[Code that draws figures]
===============

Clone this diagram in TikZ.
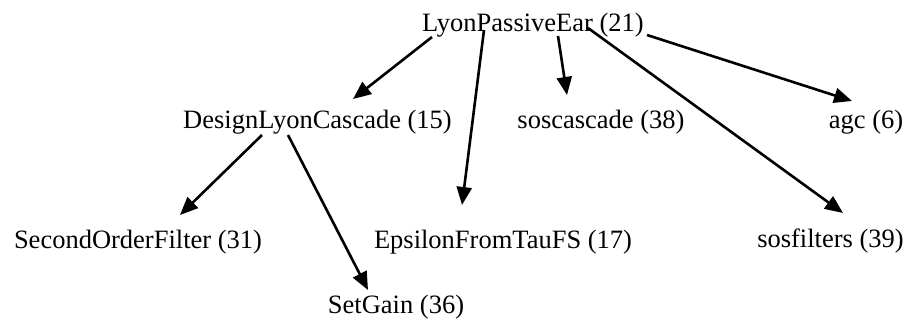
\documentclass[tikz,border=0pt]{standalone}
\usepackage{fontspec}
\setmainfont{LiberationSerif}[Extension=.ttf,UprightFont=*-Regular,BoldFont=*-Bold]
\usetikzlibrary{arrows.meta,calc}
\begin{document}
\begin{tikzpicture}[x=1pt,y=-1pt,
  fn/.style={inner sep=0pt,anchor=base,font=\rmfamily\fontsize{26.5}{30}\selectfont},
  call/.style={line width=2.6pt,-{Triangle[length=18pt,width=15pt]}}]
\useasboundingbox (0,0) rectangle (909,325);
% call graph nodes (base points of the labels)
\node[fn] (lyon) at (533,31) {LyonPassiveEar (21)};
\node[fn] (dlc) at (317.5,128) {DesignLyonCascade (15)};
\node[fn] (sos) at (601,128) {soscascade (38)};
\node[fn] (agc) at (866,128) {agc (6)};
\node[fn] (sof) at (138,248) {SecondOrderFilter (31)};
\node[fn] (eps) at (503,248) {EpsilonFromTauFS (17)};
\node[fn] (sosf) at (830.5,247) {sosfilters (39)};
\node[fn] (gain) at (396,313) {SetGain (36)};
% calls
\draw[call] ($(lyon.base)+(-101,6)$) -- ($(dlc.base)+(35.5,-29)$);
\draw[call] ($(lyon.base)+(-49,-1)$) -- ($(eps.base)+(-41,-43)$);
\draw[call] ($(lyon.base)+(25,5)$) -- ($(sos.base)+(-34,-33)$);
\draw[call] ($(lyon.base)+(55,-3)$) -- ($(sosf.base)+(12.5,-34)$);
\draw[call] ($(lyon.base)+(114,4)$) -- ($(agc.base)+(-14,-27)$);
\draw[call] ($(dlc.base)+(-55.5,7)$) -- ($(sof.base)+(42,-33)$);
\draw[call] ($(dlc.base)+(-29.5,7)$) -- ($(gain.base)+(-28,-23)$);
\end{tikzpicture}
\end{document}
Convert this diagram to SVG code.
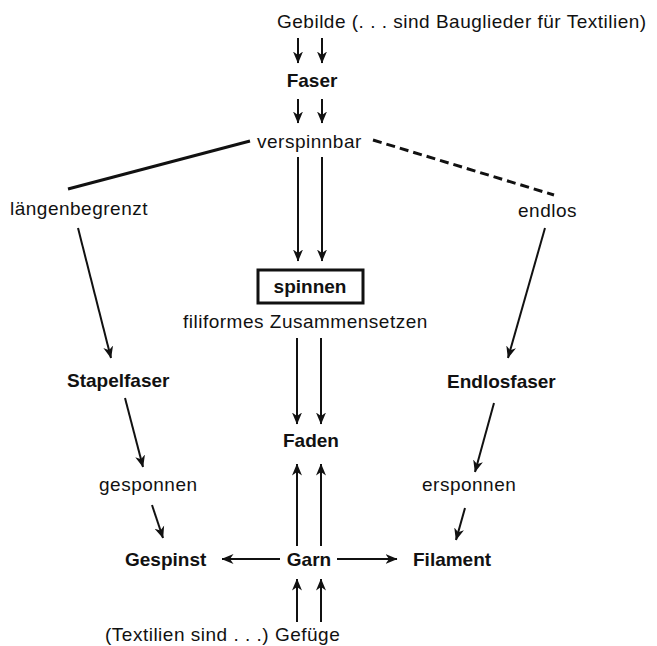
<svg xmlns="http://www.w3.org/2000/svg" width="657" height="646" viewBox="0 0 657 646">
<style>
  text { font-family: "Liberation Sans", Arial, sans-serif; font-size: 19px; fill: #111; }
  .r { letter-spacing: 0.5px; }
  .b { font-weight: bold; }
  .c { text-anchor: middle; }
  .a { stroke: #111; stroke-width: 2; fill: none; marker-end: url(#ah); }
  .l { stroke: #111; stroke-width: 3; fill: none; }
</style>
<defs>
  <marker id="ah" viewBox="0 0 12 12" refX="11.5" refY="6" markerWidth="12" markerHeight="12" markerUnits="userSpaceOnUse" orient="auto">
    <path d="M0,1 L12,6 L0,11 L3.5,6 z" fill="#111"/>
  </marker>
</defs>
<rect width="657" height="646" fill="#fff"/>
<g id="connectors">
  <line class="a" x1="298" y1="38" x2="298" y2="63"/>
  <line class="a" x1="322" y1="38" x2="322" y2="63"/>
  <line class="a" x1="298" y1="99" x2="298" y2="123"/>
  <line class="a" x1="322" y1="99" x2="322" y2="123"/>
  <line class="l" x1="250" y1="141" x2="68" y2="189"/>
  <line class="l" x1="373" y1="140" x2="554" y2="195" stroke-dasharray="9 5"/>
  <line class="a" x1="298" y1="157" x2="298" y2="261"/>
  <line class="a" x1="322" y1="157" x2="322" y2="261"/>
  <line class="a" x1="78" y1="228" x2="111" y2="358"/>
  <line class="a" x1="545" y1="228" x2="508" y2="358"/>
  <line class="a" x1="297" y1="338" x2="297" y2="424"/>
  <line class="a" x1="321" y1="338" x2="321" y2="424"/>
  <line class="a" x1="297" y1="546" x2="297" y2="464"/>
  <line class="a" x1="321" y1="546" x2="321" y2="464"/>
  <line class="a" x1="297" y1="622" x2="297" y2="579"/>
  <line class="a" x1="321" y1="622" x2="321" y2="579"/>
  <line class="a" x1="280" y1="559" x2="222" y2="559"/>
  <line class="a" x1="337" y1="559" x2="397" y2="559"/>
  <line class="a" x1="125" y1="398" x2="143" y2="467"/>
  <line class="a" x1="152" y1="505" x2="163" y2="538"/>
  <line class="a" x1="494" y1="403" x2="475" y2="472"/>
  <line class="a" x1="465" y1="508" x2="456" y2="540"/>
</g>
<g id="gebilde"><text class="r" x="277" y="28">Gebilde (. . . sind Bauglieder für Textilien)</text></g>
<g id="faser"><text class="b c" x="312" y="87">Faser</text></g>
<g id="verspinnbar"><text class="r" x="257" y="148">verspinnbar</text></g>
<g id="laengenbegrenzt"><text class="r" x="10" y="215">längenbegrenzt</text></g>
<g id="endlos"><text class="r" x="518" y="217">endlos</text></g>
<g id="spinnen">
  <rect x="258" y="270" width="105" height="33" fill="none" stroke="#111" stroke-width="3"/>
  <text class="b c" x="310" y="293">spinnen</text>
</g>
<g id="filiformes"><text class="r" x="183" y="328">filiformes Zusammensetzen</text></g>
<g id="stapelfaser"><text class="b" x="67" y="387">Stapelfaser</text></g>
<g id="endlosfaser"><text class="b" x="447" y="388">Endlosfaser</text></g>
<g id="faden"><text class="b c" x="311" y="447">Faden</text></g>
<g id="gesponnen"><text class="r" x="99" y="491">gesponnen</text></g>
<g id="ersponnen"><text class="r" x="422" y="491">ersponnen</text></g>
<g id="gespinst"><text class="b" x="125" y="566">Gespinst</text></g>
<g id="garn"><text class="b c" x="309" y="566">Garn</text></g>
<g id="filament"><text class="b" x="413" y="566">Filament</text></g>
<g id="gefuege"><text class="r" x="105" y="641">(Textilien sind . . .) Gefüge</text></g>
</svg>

===============

• _What the task asks_
Copy the data exactly. Any picture it contains is to be omitted.

• _Final result_
Clone this diagram in TikZ.
\documentclass[tikz,border=0pt]{standalone}
\usepackage{fontspec}
\setmainfont{LiberationSerif}[Extension=.ttf,UprightFont=*-Regular,BoldFont=*-Bold]
\usetikzlibrary{arrows.meta,calc}
\begin{document}
\begin{tikzpicture}[x=1pt,y=-1pt,
  fn/.style={inner sep=0pt,anchor=base,font=\rmfamily\fontsize{26.5}{30}\selectfont},
  call/.style={line width=2.6pt,-{Triangle[length=18pt,width=15pt]}}]
\useasboundingbox (0,0) rectangle (909,325);
% call graph nodes (base points of the labels)
\node[fn] (lyon) at (533,31) {LyonPassiveEar (21)};
\node[fn] (dlc) at (317.5,128) {DesignLyonCascade (15)};
\node[fn] (sos) at (601,128) {soscascade (38)};
\node[fn] (agc) at (866,128) {agc (6)};
\node[fn] (sof) at (138,248) {SecondOrderFilter (31)};
\node[fn] (eps) at (503,248) {EpsilonFromTauFS (17)};
\node[fn] (sosf) at (830.5,247) {sosfilters (39)};
\node[fn] (gain) at (396,313) {SetGain (36)};
% calls
\draw[call] ($(lyon.base)+(-101,6)$) -- ($(dlc.base)+(35.5,-29)$);
\draw[call] ($(lyon.base)+(-49,-1)$) -- ($(eps.base)+(-41,-43)$);
\draw[call] ($(lyon.base)+(25,5)$) -- ($(sos.base)+(-34,-33)$);
\draw[call] ($(lyon.base)+(55,-3)$) -- ($(sosf.base)+(12.5,-34)$);
\draw[call] ($(lyon.base)+(114,4)$) -- ($(agc.base)+(-14,-27)$);
\draw[call] ($(dlc.base)+(-55.5,7)$) -- ($(sof.base)+(42,-33)$);
\draw[call] ($(dlc.base)+(-29.5,7)$) -- ($(gain.base)+(-28,-23)$);
\end{tikzpicture}
\end{document}
Convert this diagram to SVG code.
<svg xmlns="http://www.w3.org/2000/svg" width="657" height="646" viewBox="0 0 657 646">
<style>
  text { font-family: "Liberation Sans", Arial, sans-serif; font-size: 19px; fill: #111; }
  .r { letter-spacing: 0.5px; }
  .b { font-weight: bold; }
  .c { text-anchor: middle; }
  .a { stroke: #111; stroke-width: 2; fill: none; marker-end: url(#ah); }
  .l { stroke: #111; stroke-width: 3; fill: none; }
</style>
<defs>
  <marker id="ah" viewBox="0 0 12 12" refX="11.5" refY="6" markerWidth="12" markerHeight="12" markerUnits="userSpaceOnUse" orient="auto">
    <path d="M0,1 L12,6 L0,11 L3.5,6 z" fill="#111"/>
  </marker>
</defs>
<rect width="657" height="646" fill="#fff"/>
<g id="connectors">
  <line class="a" x1="298" y1="38" x2="298" y2="63"/>
  <line class="a" x1="322" y1="38" x2="322" y2="63"/>
  <line class="a" x1="298" y1="99" x2="298" y2="123"/>
  <line class="a" x1="322" y1="99" x2="322" y2="123"/>
  <line class="l" x1="250" y1="141" x2="68" y2="189"/>
  <line class="l" x1="373" y1="140" x2="554" y2="195" stroke-dasharray="9 5"/>
  <line class="a" x1="298" y1="157" x2="298" y2="261"/>
  <line class="a" x1="322" y1="157" x2="322" y2="261"/>
  <line class="a" x1="78" y1="228" x2="111" y2="358"/>
  <line class="a" x1="545" y1="228" x2="508" y2="358"/>
  <line class="a" x1="297" y1="338" x2="297" y2="424"/>
  <line class="a" x1="321" y1="338" x2="321" y2="424"/>
  <line class="a" x1="297" y1="546" x2="297" y2="464"/>
  <line class="a" x1="321" y1="546" x2="321" y2="464"/>
  <line class="a" x1="297" y1="622" x2="297" y2="579"/>
  <line class="a" x1="321" y1="622" x2="321" y2="579"/>
  <line class="a" x1="280" y1="559" x2="222" y2="559"/>
  <line class="a" x1="337" y1="559" x2="397" y2="559"/>
  <line class="a" x1="125" y1="398" x2="143" y2="467"/>
  <line class="a" x1="152" y1="505" x2="163" y2="538"/>
  <line class="a" x1="494" y1="403" x2="475" y2="472"/>
  <line class="a" x1="465" y1="508" x2="456" y2="540"/>
</g>
<g id="gebilde"><text class="r" x="277" y="28">Gebilde (. . . sind Bauglieder für Textilien)</text></g>
<g id="faser"><text class="b c" x="312" y="87">Faser</text></g>
<g id="verspinnbar"><text class="r" x="257" y="148">verspinnbar</text></g>
<g id="laengenbegrenzt"><text class="r" x="10" y="215">längenbegrenzt</text></g>
<g id="endlos"><text class="r" x="518" y="217">endlos</text></g>
<g id="spinnen">
  <rect x="258" y="270" width="105" height="33" fill="none" stroke="#111" stroke-width="3"/>
  <text class="b c" x="310" y="293">spinnen</text>
</g>
<g id="filiformes"><text class="r" x="183" y="328">filiformes Zusammensetzen</text></g>
<g id="stapelfaser"><text class="b" x="67" y="387">Stapelfaser</text></g>
<g id="endlosfaser"><text class="b" x="447" y="388">Endlosfaser</text></g>
<g id="faden"><text class="b c" x="311" y="447">Faden</text></g>
<g id="gesponnen"><text class="r" x="99" y="491">gesponnen</text></g>
<g id="ersponnen"><text class="r" x="422" y="491">ersponnen</text></g>
<g id="gespinst"><text class="b" x="125" y="566">Gespinst</text></g>
<g id="garn"><text class="b c" x="309" y="566">Garn</text></g>
<g id="filament"><text class="b" x="413" y="566">Filament</text></g>
<g id="gefuege"><text class="r" x="105" y="641">(Textilien sind . . .) Gefüge</text></g>
</svg>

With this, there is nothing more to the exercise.